In sum, the Court finds that Plaintiff is not entitled to relief pursuant to Fed. R. Civ. P. 59(e). "Mere disagreement with a previous order is an insufficient basis for reconsideration." White v. Sabatino, 424 F. Supp. 2d 1271, 1274 (D. Hawai'i 2006). Although Plaintiff may sincerely disagree with the Court's conclusions, the Motion must be denied because it raises no new evidence, no intervening change in the law, and no manifest error of law or fact. To be clear, Plaintiff has not demonstrated grounds for post-judgment relief and does not set forth any manifest error or injustice in the Court's Order or final judgment. Moreover, having reviewed Plaintiff's proposed First Amended Complaint and noting that it repeats many of the deficiencies found in his original Complaint, the Court concludes that Plaintiff's proposed First Amended Complaint does not appear to state claim upon which relief can be granted.

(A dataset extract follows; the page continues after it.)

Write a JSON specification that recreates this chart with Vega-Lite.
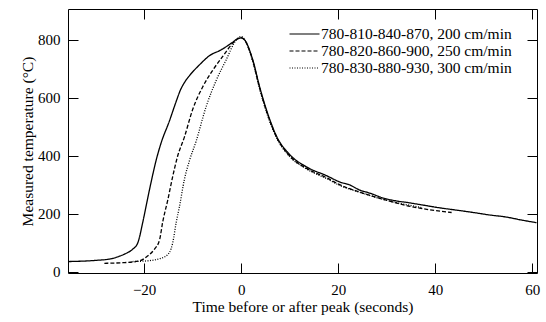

On the basis of the foregoing, Plaintiff's Motion to Amend Judgment, filed March 9, 2012, is HEREBY DENIED. The Clerk of Court is directed to serve the present Order on Attorney Thomas Collins and on Hawai'i State Attorney General David Louie, who in turn are asked to notify the respective named Defendants whom they represent or have represented that this Order has been entered.